**Data section**.
———

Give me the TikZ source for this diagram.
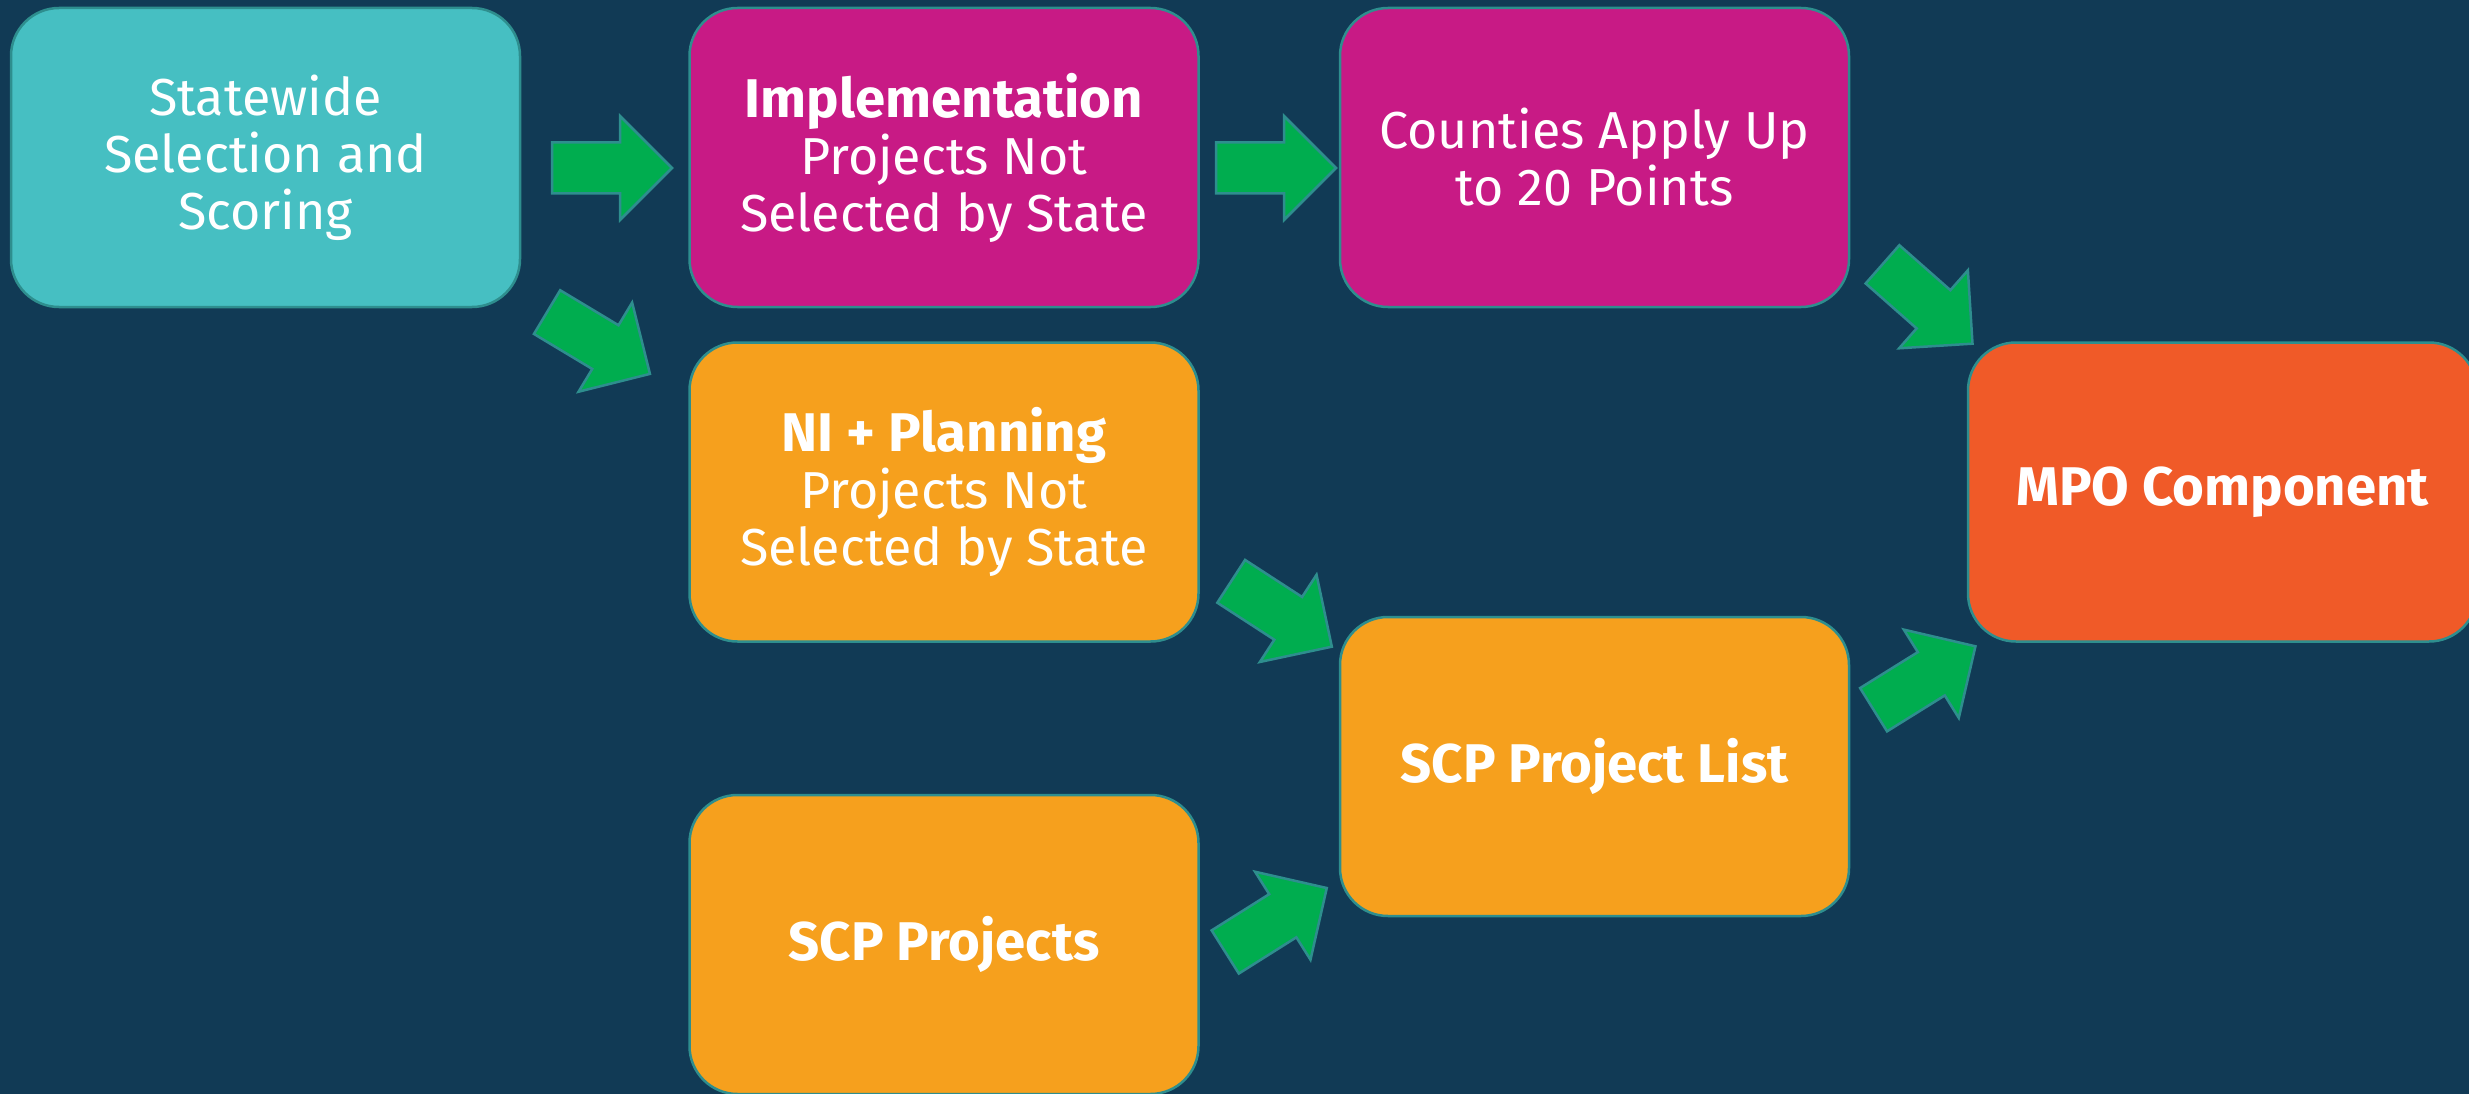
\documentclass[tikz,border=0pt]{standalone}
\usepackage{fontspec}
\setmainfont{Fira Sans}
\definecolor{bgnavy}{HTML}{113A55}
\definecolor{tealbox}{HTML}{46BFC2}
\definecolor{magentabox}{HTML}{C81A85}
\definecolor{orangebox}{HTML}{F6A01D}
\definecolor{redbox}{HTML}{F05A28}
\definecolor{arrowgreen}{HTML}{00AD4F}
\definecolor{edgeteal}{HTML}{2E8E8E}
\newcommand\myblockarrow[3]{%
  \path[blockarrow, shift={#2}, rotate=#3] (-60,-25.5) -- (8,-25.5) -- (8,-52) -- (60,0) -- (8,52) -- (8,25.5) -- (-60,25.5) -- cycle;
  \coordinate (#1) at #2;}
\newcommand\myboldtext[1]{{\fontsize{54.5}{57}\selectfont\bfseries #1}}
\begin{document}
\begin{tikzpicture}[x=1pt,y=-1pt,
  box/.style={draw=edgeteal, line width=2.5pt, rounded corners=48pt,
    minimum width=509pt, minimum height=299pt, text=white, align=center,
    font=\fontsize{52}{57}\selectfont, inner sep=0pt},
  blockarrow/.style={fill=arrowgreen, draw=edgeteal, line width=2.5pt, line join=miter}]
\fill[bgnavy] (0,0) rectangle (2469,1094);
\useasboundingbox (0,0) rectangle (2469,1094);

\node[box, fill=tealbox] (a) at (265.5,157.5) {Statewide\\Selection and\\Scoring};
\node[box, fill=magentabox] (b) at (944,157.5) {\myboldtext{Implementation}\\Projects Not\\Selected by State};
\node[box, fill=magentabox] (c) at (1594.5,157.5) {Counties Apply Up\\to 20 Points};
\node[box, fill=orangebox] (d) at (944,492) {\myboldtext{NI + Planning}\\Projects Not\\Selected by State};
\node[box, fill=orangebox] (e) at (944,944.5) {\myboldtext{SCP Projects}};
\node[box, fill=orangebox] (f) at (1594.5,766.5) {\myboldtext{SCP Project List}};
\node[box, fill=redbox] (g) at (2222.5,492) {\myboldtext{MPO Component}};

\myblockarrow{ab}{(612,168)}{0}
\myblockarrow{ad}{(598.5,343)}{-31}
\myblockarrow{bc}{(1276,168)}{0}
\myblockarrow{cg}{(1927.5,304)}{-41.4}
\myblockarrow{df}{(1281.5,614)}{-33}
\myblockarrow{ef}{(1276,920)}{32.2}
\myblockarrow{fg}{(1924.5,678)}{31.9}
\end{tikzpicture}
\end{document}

———

**Exercise directions**.
All of the lines above should be printed exactly, minus the pictures.

**The result**.
Give me the TikZ source for this diagram.
\documentclass[tikz,border=0pt]{standalone}
\usepackage{fontspec}
\setmainfont{Fira Sans}
\definecolor{bgnavy}{HTML}{113A55}
\definecolor{tealbox}{HTML}{46BFC2}
\definecolor{magentabox}{HTML}{C81A85}
\definecolor{orangebox}{HTML}{F6A01D}
\definecolor{redbox}{HTML}{F05A28}
\definecolor{arrowgreen}{HTML}{00AD4F}
\definecolor{edgeteal}{HTML}{2E8E8E}
\newcommand\myblockarrow[3]{%
  \path[blockarrow, shift={#2}, rotate=#3] (-60,-25.5) -- (8,-25.5) -- (8,-52) -- (60,0) -- (8,52) -- (8,25.5) -- (-60,25.5) -- cycle;
  \coordinate (#1) at #2;}
\newcommand\myboldtext[1]{{\fontsize{54.5}{57}\selectfont\bfseries #1}}
\begin{document}
\begin{tikzpicture}[x=1pt,y=-1pt,
  box/.style={draw=edgeteal, line width=2.5pt, rounded corners=48pt,
    minimum width=509pt, minimum height=299pt, text=white, align=center,
    font=\fontsize{52}{57}\selectfont, inner sep=0pt},
  blockarrow/.style={fill=arrowgreen, draw=edgeteal, line width=2.5pt, line join=miter}]
\fill[bgnavy] (0,0) rectangle (2469,1094);
\useasboundingbox (0,0) rectangle (2469,1094);

\node[box, fill=tealbox] (a) at (265.5,157.5) {Statewide\\Selection and\\Scoring};
\node[box, fill=magentabox] (b) at (944,157.5) {\myboldtext{Implementation}\\Projects Not\\Selected by State};
\node[box, fill=magentabox] (c) at (1594.5,157.5) {Counties Apply Up\\to 20 Points};
\node[box, fill=orangebox] (d) at (944,492) {\myboldtext{NI + Planning}\\Projects Not\\Selected by State};
\node[box, fill=orangebox] (e) at (944,944.5) {\myboldtext{SCP Projects}};
\node[box, fill=orangebox] (f) at (1594.5,766.5) {\myboldtext{SCP Project List}};
\node[box, fill=redbox] (g) at (2222.5,492) {\myboldtext{MPO Component}};

\myblockarrow{ab}{(612,168)}{0}
\myblockarrow{ad}{(598.5,343)}{-31}
\myblockarrow{bc}{(1276,168)}{0}
\myblockarrow{cg}{(1927.5,304)}{-41.4}
\myblockarrow{df}{(1281.5,614)}{-33}
\myblockarrow{ef}{(1276,920)}{32.2}
\myblockarrow{fg}{(1924.5,678)}{31.9}
\end{tikzpicture}
\end{document}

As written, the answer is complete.